* BEGIN *
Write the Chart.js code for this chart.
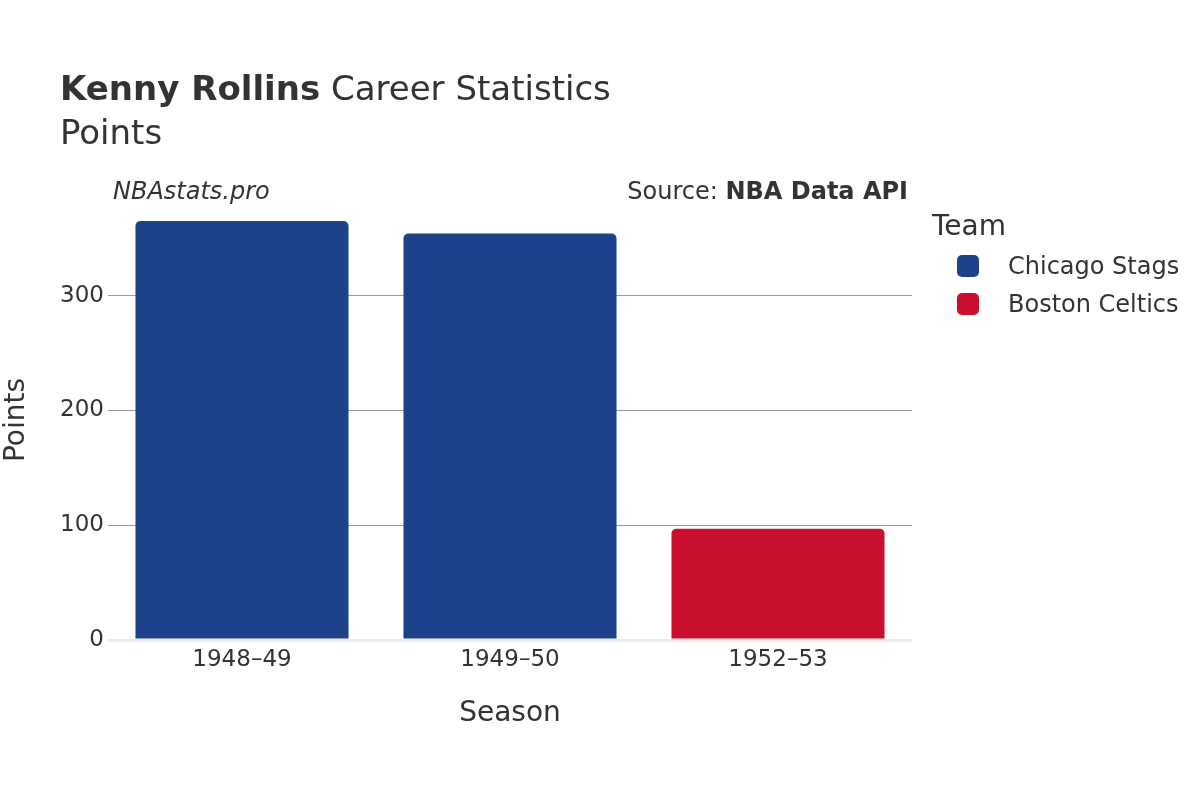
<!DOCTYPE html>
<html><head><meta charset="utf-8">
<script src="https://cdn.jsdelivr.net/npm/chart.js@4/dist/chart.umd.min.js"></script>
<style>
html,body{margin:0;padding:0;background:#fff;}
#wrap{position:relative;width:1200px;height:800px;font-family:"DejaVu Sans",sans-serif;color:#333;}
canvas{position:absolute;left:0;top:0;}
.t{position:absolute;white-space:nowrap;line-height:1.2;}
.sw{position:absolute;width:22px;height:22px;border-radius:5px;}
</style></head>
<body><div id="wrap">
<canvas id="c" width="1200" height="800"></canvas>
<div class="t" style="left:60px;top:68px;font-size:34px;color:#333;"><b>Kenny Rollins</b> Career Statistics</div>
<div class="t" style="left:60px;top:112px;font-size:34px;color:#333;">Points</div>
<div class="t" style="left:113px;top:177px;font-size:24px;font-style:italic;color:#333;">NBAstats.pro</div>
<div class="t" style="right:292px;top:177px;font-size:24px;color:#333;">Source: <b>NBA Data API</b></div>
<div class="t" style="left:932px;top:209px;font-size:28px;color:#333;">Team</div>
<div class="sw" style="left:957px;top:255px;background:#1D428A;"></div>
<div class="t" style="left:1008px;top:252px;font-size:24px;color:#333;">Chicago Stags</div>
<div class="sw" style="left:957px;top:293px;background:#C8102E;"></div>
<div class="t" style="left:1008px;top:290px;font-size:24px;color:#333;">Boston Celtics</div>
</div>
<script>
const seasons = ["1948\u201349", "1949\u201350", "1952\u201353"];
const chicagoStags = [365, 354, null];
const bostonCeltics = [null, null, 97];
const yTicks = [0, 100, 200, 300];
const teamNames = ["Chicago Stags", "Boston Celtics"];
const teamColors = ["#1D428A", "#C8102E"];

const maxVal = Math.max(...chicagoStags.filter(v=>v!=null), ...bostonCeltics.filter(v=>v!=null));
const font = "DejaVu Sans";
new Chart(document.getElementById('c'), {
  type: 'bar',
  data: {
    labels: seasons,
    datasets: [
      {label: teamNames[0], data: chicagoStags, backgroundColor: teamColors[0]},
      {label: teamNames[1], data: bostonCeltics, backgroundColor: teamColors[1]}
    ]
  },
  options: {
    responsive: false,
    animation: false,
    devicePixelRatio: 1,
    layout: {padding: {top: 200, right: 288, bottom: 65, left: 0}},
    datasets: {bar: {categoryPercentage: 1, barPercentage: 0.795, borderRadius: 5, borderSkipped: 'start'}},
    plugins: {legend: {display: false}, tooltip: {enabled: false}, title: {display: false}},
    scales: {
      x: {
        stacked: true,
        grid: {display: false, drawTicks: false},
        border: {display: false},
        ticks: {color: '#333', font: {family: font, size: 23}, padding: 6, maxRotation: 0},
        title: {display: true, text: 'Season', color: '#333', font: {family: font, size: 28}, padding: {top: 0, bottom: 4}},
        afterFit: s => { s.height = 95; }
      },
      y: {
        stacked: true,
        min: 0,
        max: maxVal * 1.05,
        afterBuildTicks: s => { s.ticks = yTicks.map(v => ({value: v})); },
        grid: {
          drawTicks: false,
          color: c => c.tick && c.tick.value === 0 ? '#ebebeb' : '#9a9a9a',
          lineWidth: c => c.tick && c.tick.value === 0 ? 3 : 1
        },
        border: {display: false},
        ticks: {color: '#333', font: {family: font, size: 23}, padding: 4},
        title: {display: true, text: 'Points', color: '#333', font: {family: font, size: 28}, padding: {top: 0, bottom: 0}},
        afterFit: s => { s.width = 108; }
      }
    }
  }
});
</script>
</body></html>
* END *
Using the material above, return every line exactly as it appears, minus the pictures.

Write the Chart.js code for this chart.
<!DOCTYPE html>
<html><head><meta charset="utf-8">
<script src="https://cdn.jsdelivr.net/npm/chart.js@4/dist/chart.umd.min.js"></script>
<style>
html,body{margin:0;padding:0;background:#fff;}
#wrap{position:relative;width:1200px;height:800px;font-family:"DejaVu Sans",sans-serif;color:#333;}
canvas{position:absolute;left:0;top:0;}
.t{position:absolute;white-space:nowrap;line-height:1.2;}
.sw{position:absolute;width:22px;height:22px;border-radius:5px;}
</style></head>
<body><div id="wrap">
<canvas id="c" width="1200" height="800"></canvas>
<div class="t" style="left:60px;top:68px;font-size:34px;color:#333;"><b>Kenny Rollins</b> Career Statistics</div>
<div class="t" style="left:60px;top:112px;font-size:34px;color:#333;">Points</div>
<div class="t" style="left:113px;top:177px;font-size:24px;font-style:italic;color:#333;">NBAstats.pro</div>
<div class="t" style="right:292px;top:177px;font-size:24px;color:#333;">Source: <b>NBA Data API</b></div>
<div class="t" style="left:932px;top:209px;font-size:28px;color:#333;">Team</div>
<div class="sw" style="left:957px;top:255px;background:#1D428A;"></div>
<div class="t" style="left:1008px;top:252px;font-size:24px;color:#333;">Chicago Stags</div>
<div class="sw" style="left:957px;top:293px;background:#C8102E;"></div>
<div class="t" style="left:1008px;top:290px;font-size:24px;color:#333;">Boston Celtics</div>
</div>
<script>
const seasons = ["1948\u201349", "1949\u201350", "1952\u201353"];
const chicagoStags = [365, 354, null];
const bostonCeltics = [null, null, 97];
const yTicks = [0, 100, 200, 300];
const teamNames = ["Chicago Stags", "Boston Celtics"];
const teamColors = ["#1D428A", "#C8102E"];

const maxVal = Math.max(...chicagoStags.filter(v=>v!=null), ...bostonCeltics.filter(v=>v!=null));
const font = "DejaVu Sans";
new Chart(document.getElementById('c'), {
  type: 'bar',
  data: {
    labels: seasons,
    datasets: [
      {label: teamNames[0], data: chicagoStags, backgroundColor: teamColors[0]},
      {label: teamNames[1], data: bostonCeltics, backgroundColor: teamColors[1]}
    ]
  },
  options: {
    responsive: false,
    animation: false,
    devicePixelRatio: 1,
    layout: {padding: {top: 200, right: 288, bottom: 65, left: 0}},
    datasets: {bar: {categoryPercentage: 1, barPercentage: 0.795, borderRadius: 5, borderSkipped: 'start'}},
    plugins: {legend: {display: false}, tooltip: {enabled: false}, title: {display: false}},
    scales: {
      x: {
        stacked: true,
        grid: {display: false, drawTicks: false},
        border: {display: false},
        ticks: {color: '#333', font: {family: font, size: 23}, padding: 6, maxRotation: 0},
        title: {display: true, text: 'Season', color: '#333', font: {family: font, size: 28}, padding: {top: 0, bottom: 4}},
        afterFit: s => { s.height = 95; }
      },
      y: {
        stacked: true,
        min: 0,
        max: maxVal * 1.05,
        afterBuildTicks: s => { s.ticks = yTicks.map(v => ({value: v})); },
        grid: {
          drawTicks: false,
          color: c => c.tick && c.tick.value === 0 ? '#ebebeb' : '#9a9a9a',
          lineWidth: c => c.tick && c.tick.value === 0 ? 3 : 1
        },
        border: {display: false},
        ticks: {color: '#333', font: {family: font, size: 23}, padding: 4},
        title: {display: true, text: 'Points', color: '#333', font: {family: font, size: 28}, padding: {top: 0, bottom: 0}},
        afterFit: s => { s.width = 108; }
      }
    }
  }
});
</script>
</body></html>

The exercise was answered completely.